Visual: This word looks like its hair is standing on end. It has an interesting pattern – it starts with the curvy s and then mixes verticals with the racy cross-angles of the kickers on the k’s. The u in the middle seems like a little receptacle (perhaps a cryoconite hole) or something small just hiding.
In the mouth: It’s smooth on the tip of the tongue but knocking at the back: an up-front gentleness belies a knockabout behind the scenes.
Echoes: There are a few words this one brings to mind: skull, skullcap, skunk, skink, hulk, sulk, shirk, and perhaps dulcet and sultry and lurk and maybe milk. And inculcate. It has a sound of something metallic being retracted or sheathed. Or of someone being choked.
Etymology: Like many words in English, skulk seems to come from old Scandinavian sources.

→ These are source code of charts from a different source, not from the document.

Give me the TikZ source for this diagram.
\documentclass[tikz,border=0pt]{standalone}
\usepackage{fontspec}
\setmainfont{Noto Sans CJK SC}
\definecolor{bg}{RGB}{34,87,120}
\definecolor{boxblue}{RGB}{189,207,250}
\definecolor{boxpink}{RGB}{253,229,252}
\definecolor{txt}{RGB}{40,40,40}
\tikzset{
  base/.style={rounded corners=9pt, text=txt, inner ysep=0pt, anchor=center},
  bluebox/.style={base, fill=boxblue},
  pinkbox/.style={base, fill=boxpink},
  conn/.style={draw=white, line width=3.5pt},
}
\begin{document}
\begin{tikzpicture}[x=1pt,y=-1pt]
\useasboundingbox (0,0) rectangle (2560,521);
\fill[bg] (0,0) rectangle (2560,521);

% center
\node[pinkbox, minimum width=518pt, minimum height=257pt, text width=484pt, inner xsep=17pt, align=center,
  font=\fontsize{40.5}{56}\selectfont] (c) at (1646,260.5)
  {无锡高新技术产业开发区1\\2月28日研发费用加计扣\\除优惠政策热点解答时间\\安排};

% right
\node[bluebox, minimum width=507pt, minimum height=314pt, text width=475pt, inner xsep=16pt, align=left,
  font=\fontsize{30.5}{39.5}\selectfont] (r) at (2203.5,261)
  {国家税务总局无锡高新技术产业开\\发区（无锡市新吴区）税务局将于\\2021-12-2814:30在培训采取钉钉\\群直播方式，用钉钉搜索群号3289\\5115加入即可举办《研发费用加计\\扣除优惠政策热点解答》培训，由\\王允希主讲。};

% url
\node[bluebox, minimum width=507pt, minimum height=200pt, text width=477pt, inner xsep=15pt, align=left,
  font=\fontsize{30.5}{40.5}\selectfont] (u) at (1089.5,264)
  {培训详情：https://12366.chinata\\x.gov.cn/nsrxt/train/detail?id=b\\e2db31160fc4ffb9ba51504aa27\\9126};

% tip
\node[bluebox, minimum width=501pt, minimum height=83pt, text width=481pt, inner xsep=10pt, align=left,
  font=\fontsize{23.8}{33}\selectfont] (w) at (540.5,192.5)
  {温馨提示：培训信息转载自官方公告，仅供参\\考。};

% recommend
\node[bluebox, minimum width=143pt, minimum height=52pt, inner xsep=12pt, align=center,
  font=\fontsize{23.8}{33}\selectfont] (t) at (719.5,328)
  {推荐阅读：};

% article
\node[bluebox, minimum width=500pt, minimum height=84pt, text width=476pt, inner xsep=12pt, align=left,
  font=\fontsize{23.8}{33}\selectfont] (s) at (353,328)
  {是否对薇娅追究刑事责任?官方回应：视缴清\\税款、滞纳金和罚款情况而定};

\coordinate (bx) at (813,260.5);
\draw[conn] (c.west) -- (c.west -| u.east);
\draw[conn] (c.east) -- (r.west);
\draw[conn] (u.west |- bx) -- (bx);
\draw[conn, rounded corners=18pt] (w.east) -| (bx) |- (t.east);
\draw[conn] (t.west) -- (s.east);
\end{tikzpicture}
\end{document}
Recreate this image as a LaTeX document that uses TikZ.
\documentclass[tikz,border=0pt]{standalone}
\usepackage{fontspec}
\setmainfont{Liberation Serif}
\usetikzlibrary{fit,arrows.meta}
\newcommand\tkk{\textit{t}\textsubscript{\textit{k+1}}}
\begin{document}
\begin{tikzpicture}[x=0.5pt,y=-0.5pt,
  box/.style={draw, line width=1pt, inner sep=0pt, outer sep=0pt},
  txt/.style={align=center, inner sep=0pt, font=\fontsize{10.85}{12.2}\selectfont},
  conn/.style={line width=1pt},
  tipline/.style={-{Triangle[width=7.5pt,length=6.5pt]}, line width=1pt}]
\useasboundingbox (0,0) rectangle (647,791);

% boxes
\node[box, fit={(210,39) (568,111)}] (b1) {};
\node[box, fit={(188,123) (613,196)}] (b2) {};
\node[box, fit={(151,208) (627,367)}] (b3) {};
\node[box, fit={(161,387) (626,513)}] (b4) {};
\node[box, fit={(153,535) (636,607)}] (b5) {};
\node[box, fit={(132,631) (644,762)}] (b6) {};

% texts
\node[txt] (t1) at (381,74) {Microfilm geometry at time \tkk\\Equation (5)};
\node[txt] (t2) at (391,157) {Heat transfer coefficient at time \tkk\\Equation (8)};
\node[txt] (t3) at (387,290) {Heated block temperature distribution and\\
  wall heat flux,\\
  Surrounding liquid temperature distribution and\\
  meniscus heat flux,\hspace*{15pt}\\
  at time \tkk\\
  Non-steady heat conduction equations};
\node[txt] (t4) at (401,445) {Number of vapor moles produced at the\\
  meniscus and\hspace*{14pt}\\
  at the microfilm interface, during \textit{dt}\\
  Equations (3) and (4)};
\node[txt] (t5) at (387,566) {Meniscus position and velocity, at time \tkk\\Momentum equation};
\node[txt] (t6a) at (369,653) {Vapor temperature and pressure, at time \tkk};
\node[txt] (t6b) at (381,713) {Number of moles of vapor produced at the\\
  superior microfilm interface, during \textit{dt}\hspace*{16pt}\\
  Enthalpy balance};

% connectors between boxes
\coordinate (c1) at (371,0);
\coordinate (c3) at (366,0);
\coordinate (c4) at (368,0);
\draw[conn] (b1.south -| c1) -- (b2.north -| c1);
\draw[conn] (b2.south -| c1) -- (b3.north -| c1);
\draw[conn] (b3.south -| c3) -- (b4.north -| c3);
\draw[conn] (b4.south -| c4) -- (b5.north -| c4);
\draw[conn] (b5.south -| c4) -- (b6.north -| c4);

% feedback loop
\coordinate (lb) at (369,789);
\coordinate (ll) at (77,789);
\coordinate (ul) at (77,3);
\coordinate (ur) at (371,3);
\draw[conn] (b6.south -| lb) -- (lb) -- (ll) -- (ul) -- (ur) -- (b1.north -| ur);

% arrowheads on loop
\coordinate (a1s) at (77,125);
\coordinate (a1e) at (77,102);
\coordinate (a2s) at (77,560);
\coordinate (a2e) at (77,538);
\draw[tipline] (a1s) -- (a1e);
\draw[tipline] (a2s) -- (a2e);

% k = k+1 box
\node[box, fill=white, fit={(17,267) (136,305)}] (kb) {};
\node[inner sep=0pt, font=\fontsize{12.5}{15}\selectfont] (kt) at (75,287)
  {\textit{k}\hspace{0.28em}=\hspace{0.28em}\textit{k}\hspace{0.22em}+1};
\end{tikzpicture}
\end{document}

It appears to be cognate with Norwegian skulka ‘lurk, lie watching’ and Danish skulke and Swedish skolka, ‘shirk, play hookey’. One interesting thing is that after being in common use in the 1200s and 1300s, this word pretty much disappeared in the 1400s and 1500s, and then reemerged after two centuries of skulking.
Collocations: Skulk around, skulk off, skulk away, skulk behind [something]. It’s not a common enough word to have a clear set of usual people who skulk.
Overtones: Skulk seems like a more mobile version of lurk, the very shape of its articulation suggesting to my mind a kind of ducking and peeking. You lurk in one place; you skulk around like a would-be ninja or a pervert or some other kind of guilty party. The nucleus of the word (that vowel plus liquid) has a very dark, cloaked feeling, and the fact that it’s followed by /k/ (especially /lk/, since the /l/ has a velar coarticulation – the tongue is up at the back of the mouth) joins it to words like lurk, dark, cloak, murk, and similar words with obscure images.
Semantics: This word refers to sneaking around or to lurking in concealment. One thing is certain: it imputes dark or cowardly motives.
Where to find it: It’s more often seen in literary or high-toned prose. It’s not that it’s no good for a tabloid newspaper; indeed, tabloids spend inordinate amounts of space on personages who are skulking around doing this or that – stories gathered by reporters who skulked around a lot to get it. But it’s become a less common word, and that raises the tone. You’ll find it in Dickens and Fielding and similar greats of the kind of literature that was once read by hoi polloi but is now a hallmark of a bookworm. The word, like its readers, has gone into skulking.